Every line that includes the word "with" is to be listed.

[Collected data start]

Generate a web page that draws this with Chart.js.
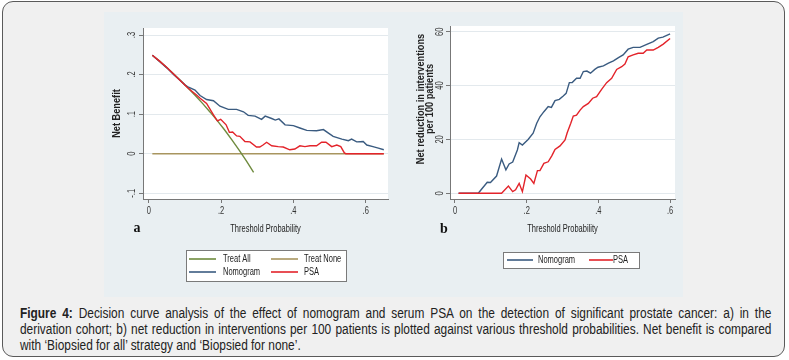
<!DOCTYPE html>
<html><head><meta charset="utf-8">
<script src="https://cdn.jsdelivr.net/npm/chart.js@4"></script>
<style>
html,body{margin:0;padding:0;background:#fff;width:789px;height:360px;overflow:hidden;}
#frame{position:absolute;left:2px;top:1px;width:781px;height:354px;border:1.5px solid #5a5a5a;border-radius:11px;background:#f0f0f0;}
#panels{position:absolute;left:104px;top:12px;width:579px;height:285px;background:#e9eff2;}
#ca{position:absolute;left:104px;top:12px;}
#cb{position:absolute;left:394px;top:12px;}
#cap{position:absolute;left:20px;top:305px;width:884px;transform:scaleX(0.85);transform-origin:0 0;font-family:'Liberation Sans',Arial,sans-serif;font-size:14px;line-height:16px;color:#222;}
#cap div{white-space:nowrap;}
#cap .j{text-align:justify;text-align-last:justify;}
</style>
</head><body>
<div id="frame"></div>
<div id="panels"></div>
<canvas id="ca" width="290" height="285"></canvas>
<canvas id="cb" width="289" height="285"></canvas>
<div id="cap"><div class="j"><b>Figure 4:</b> Decision curve analysis of the effect of nomogram and serum PSA on the detection of significant prostate cancer: a) in the</div><div class="j">derivation cohort; b) net reduction in interventions per 100 patients is plotted against various threshold probabilities. Net benefit is compared</div><div>with ‘Biopsied for all’ strategy and ‘Biopsied for none’.</div></div>
<script>
// ---------- Panel a data (net benefit) ----------
const aTreatAllX = [0.01,0.03,0.05,0.07,0.09,0.11,0.13,0.15,0.17,0.19,0.21,0.23,0.25,0.27,0.29];
const aTreatAllY = [0.249,0.234,0.218,0.201,0.183,0.165,0.146,0.126,0.105,0.083,0.060,0.035,0.009,-0.018,-0.047];
const aTreatNoneX = [0.01,0.65];
const aTreatNoneY = [0,0];
const aNomogramX = [0.01,0.03,0.05,0.07,0.085,0.10,0.11,0.128,0.142,0.16,0.179,0.197,0.22,0.243,0.262,0.275,0.294,0.312,0.322,0.34,0.35,0.36,0.377,0.40,0.418,0.437,0.464,0.483,0.497,0.51,0.534,0.552,0.561,0.575,0.593,0.603,0.62,0.635,0.65];
const aNomogramY = [0.249,0.233,0.217,0.199,0.187,0.174,0.168,0.161,0.147,0.137,0.134,0.120,0.112,0.112,0.106,0.097,0.095,0.087,0.095,0.089,0.085,0.088,0.073,0.071,0.065,0.059,0.058,0.061,0.052,0.044,0.037,0.033,0.037,0.030,0.031,0.022,0.018,0.014,0.010];
const aPsaX = [0.01,0.03,0.05,0.07,0.085,0.11,0.133,0.142,0.16,0.179,0.19,0.199,0.214,0.223,0.232,0.243,0.252,0.266,0.28,0.298,0.307,0.316,0.326,0.34,0.358,0.372,0.39,0.404,0.418,0.432,0.446,0.464,0.478,0.49,0.506,0.52,0.531,0.541,0.545,0.65];
const aPsaY = [0.249,0.234,0.218,0.200,0.187,0.165,0.148,0.140,0.127,0.098,0.083,0.087,0.073,0.054,0.055,0.045,0.044,0.031,0.030,0.017,0.017,0.022,0.029,0.020,0.018,0.017,0.010,0.012,0.020,0.018,0.020,0.020,0.029,0.029,0.018,0.022,0.018,0.002,0,0];
const aXTicks = [0,0.2,0.4,0.6];
const aYTicks = [-0.1,0,0.1,0.2,0.3];

// ---------- Panel b data (net reduction in interventions) ----------
const bNomogramX = [0.01,0.065,0.074,0.09,0.099,0.116,0.13,0.142,0.151,0.161,0.174,0.179,0.188,0.204,0.218,0.228,0.237,0.248,0.26,0.269,0.279,0.291,0.302,0.31,0.319,0.327,0.339,0.349,0.358,0.368,0.378,0.39,0.399,0.414,0.428,0.442,0.456,0.469,0.483,0.497,0.516,0.535,0.553,0.567,0.58,0.6];
const bNomogramY = [0,0,1.5,4.1,4.0,6.4,12.7,8.7,10.9,11.6,16.1,18.8,17.9,20.0,22.3,26.0,28.4,30.3,32.2,31.9,34.4,34.9,36.1,37.1,41.1,41.1,42.7,42.7,45.2,45.4,44.6,46.0,46.8,47.3,48.3,49.2,50.4,51.4,53.5,54.2,54.2,55.3,56.3,57.6,58.0,59.2];
const bPsaX = [0.01,0.13,0.149,0.161,0.169,0.179,0.188,0.198,0.211,0.22,0.23,0.237,0.248,0.26,0.27,0.279,0.293,0.307,0.313,0.323,0.33,0.339,0.349,0.358,0.372,0.384,0.395,0.409,0.423,0.437,0.451,0.465,0.474,0.483,0.497,0.511,0.525,0.535,0.553,0.567,0.581,0.6];
const bPsaY = [0,0,2.7,0.6,1.3,3.7,0.6,6.8,5.3,3.7,8.4,8.4,11.1,11.7,13.9,16.3,17.6,19.8,22.5,26.0,28.7,29.0,30.9,32.2,33.4,35.3,35.9,38.6,41.1,42.7,46.0,47.0,48.0,50.7,51.4,52.0,52.0,53.2,53.2,54.2,55.4,57.5];
const bXTicks = [0,0.2,0.4,0.6];
const bYTicks = [0,20,40,60];

const COL = {'Treat All':'#6f8b3e','Treat None':'#a8955f','Nomogram':'#3a5b80','PSA':'#e3232a'};
const FONT = "'Liberation Sans',Arial,sans-serif";
Chart.defaults.font.family = FONT;
Chart.defaults.color = '#333';

const pts = (xs, ys) => xs.map((x,i)=>({x:x, y:ys[i]}));
const fmt = v => String(v).replace('0.', '.');

// narrow (condensed) rendering of canvas text, like the reference's condensed font
function narrowText(ctx){
  const orig = ctx.fillText;
  ctx.fillText = function(t, x, y){
    const f = this.font;
    if (/Serif/.test(f)) return orig.call(this, t, x, y);
    const sx = /bold/.test(f) ? 0.92 : 0.75;
    this.save(); this.translate(x, y); this.scale(sx, 1); orig.call(this, t, 0, 0); this.restore();
  };
  return ctx;
}

const whiteArea = {
  id:'whiteArea',
  beforeDraw(c){ const a=c.chartArea, x=c.ctx; x.save(); x.fillStyle='#fff'; x.fillRect(a.left,a.top,a.right-a.left,a.bottom-a.top); x.restore(); }
};
const extras = {
  id:'extras',
  afterDraw(c, args, o){
    const ctx=c.ctx, a=c.chartArea;
    ctx.save();
    ctx.font = 'bold 14px "Liberation Serif", serif';
    ctx.fillStyle='#111'; ctx.textAlign='center'; ctx.textBaseline='middle';
    ctx.fillText(o.letter, a.left + o.letterDx, a.bottom + o.letterDy);
    if (o.yTitle) {
      ctx.save();
      ctx.translate(o.yTitle.x, o.yTitle.y); ctx.rotate(-Math.PI/2);
      ctx.font = 'bold 10px ' + FONT; ctx.fillStyle='#222';
      o.yTitle.lines.forEach((t,i)=>ctx.fillText(t, 0, i*o.yTitle.lh));
      ctx.restore();
    }
    const L=o.legend;
    ctx.fillStyle='#fff'; ctx.fillRect(L.x, L.y, L.w, L.h);
    ctx.strokeStyle='#7a7a7a'; ctx.lineWidth=1; ctx.strokeRect(L.x+0.5, L.y+0.5, L.w, L.h);
    ctx.font = '10px ' + FONT; ctx.textAlign='left'; ctx.textBaseline='middle';
    L.items.forEach(it=>{
      const d = c.data.datasets.find(s=>s.label===it.label);
      ctx.strokeStyle = d.borderColor; ctx.lineWidth=1.6;
      ctx.beginPath(); ctx.moveTo(it.x, it.y); ctx.lineTo(it.x+it.len, it.y); ctx.stroke();
      ctx.fillStyle='#222'; ctx.fillText(it.label, it.x+it.len+it.gap, it.y);
    });
    ctx.restore();
  }
};

function ds(label, xs, ys, order){
  return {label, data: pts(xs,ys), borderColor: COL[label], backgroundColor: COL[label], borderWidth:1.4, pointRadius:0, tension:0, fill:false, order};
}
function axisX(min,max,ticks,h,titlePad){
  return { type:'linear', min, max,
    afterBuildTicks: s => { s.ticks = ticks.map(v=>({value:v})); },
    afterFit: s => { s.height = h; },
    grid:{ drawOnChartArea:false, drawTicks:true, tickLength:4, tickColor:'#777', tickWidth:1 },
    border:{ display:true, color:'#777', width:1 },
    ticks:{ callback: fmt, autoSkip:false, minRotation:0, maxRotation:0, padding:2, font:{size:10}, color:'#333' },
    title:{ display:true, text:'Threshold Probability', font:{size:10}, color:'#222', padding:{top:0, bottom:titlePad} }
  };
}
function axisY(min,max,ticks,w,title,titlePad){
  return { type:'linear', min, max,
    afterBuildTicks: s => { s.ticks = ticks.map(v=>({value:v})); },
    afterFit: s => { s.width = w; },
    grid:{ color:'#e3e9ed', lineWidth:1, drawTicks:true, tickLength:4, tickColor:'#777', tickWidth:1 },
    border:{ display:true, color:'#777', width:1 },
    ticks:{ callback: fmt, autoSkip:false, minRotation:90, maxRotation:90, crossAlign:'center', padding:0.5, font:{size:10}, color:'#333' },
    title:{ display: !!title, text: title || '', font:{size:10, weight:'bold'}, color:'#222', padding:{top:titlePad, bottom:0} }
  };
}

new Chart(narrowText(document.getElementById('ca').getContext('2d')), {
  type:'line',
  data:{ datasets:[
    ds('Treat All', aTreatAllX, aTreatAllY, 3),
    ds('Treat None', aTreatNoneX, aTreatNoneY, 4),
    ds('Nomogram', aNomogramX, aNomogramY, 2),
    ds('PSA', aPsaX, aPsaY, 1)
  ]},
  options:{ responsive:false, animation:false, devicePixelRatio:1,
    layout:{ padding:{left:0, top:16, right:6, bottom:0} },
    plugins:{ legend:{display:false}, tooltip:{enabled:false},
      extras:{ letter:'a', letterDx:-6, letterDy:29,
        legend:{ x:82, y:238, w:160, h:31, items:[
          {label:'Treat All', x:85, y:247, len:27, gap:7},
          {label:'Treat None', x:167, y:247, len:27, gap:6},
          {label:'Nomogram', x:85, y:260, len:27, gap:7},
          {label:'PSA', x:167, y:260, len:27, gap:6}
        ]}
      }
    },
    scales:{
      x: axisX(-0.0158, 0.6616, aXTicks, 98, 62),
      y: axisY(-0.1144, 0.3177, aYTicks, 39, 'Net Benefit', 7)
    }
  },
  plugins:[whiteArea, extras]
});

new Chart(narrowText(document.getElementById('cb').getContext('2d')), {
  type:'line',
  data:{ datasets:[
    ds('Nomogram', bNomogramX, bNomogramY, 2),
    ds('PSA', bPsaX, bPsaY, 1)
  ]},
  options:{ responsive:false, animation:false, devicePixelRatio:1,
    layout:{ padding:{left:0, top:14, right:8, bottom:0} },
    plugins:{ legend:{display:false}, tooltip:{enabled:false},
      extras:{ letter:'b', letterDx:-6, letterDy:30,
        yTitle:{ x:27, y:87, lh:9.5, lines:['Net reduction in interventions','per 100 patients'] },
        legend:{ x:109, y:240, w:136, h:16, items:[
          {label:'Nomogram', x:113, y:248, len:26, gap:5},
          {label:'PSA', x:195, y:248, len:24, gap:0}
        ]}
      }
    },
    scales:{
      x: axisX(-0.0139, 0.6137, bXTicks, 98, 62),
      y: axisY(-2.12, 62.12, bYTicks, 56, null, 0)
    }
  },
  plugins:[whiteArea, extras]
});
</script>
</body></html>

[Collected data end]

Answer for the task ::
Generate a web page that draws this with Chart.js.
<div id="cap"><div class="j"><b>Figure 4:</b> Decision curve analysis of the effect of nomogram and serum PSA on the detection of significant prostate cancer: a) in the</div><div class="j">derivation cohort; b) net reduction in interventions per 100 patients is plotted against various threshold probabilities. Net benefit is compared</div><div>with ‘Biopsied for all’ strategy and ‘Biopsied for none’.</div></div>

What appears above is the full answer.